Complex nonlinear aspects of aeroelastic phenomena include unsteady nonlinear aerodynamic loads, structural nonlinearities, as well as nonlinear couplings between the flow and the structural response. Nonlinearities in aerodynamic loads originate from unsteady shocks and/or flow separation. Structural nonlinearities are geometric, or a result of free play. Nonlinear fluid structure couplings result from nonlinear resonance between the aerodynamic load and structural modes. Under different conditions, one or a combination of these aspects could yield flutter or Limit Cycle Oscillations (LCO).

The overall goal of this work is to develop the capabilities to quantify the role that these different nonlinear mechanisms could play in observed flutter and LCO. The realization of such a goal would help in providing a benchmark for the detection of nonlinear aeroelastic instabilities and possibly effective means for obtaining improved performance and reduced uncertainties through operation beyond conventional boundaries that are based on linear analysis. Additionally, this effort will provide a benchmark for the validation of computational methodologies.

In this thesis, wavelet-based higher order spectra are applied to identify different nonlinear aeroelastic phenomena as encountered in two experiments. First, the analysis is applied to a set of experiments involving a flexible semispan model (FSM) of a High Speed Civil Transport (HSCT) wing configuration conducted by Silva et al. (Experimental Steady and Unsteady Aerodynamic and Flutter Results for HSCT Semispan Models; AIAA/ASME/ASCE/AHS/ASC 41st Structures, Structural Dynamics, and Materials Conference, 2000). The interest is in the identification of nonlinear aeroelastic phenomena associated with a high dynamic response region which was measured over a large range of dynamic pressures around Mach number 0.98. At the top of this region is a hard'' flutter point that resulted in the loss of the model. The results show that hard'' flutter is related to intermittent nonlinear coupling between the shock motion and large amplitude structural motions.

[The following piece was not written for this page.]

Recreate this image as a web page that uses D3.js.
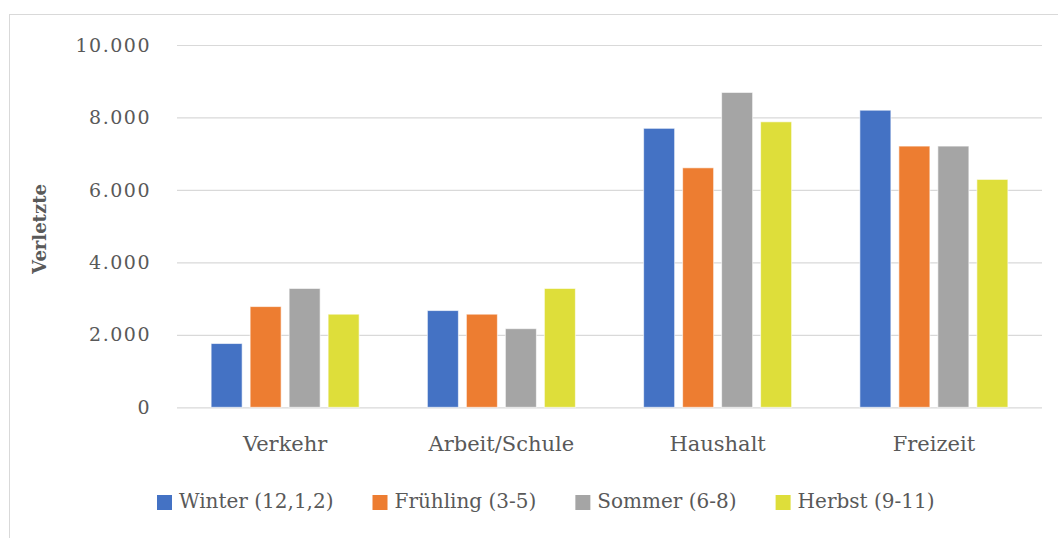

Second, the analysis is applied to identify nonlinear aspects of LCO encountered during test flights of an F-16 aircraft. The results show quadratic and cubic couplings in the acceleration signals of the under-wing launchers and high quadratic coupling levels between flaperon motions and wing oscillations. The implications of applying these techniques in the capacity of a ``flutterometer'' are also discussed.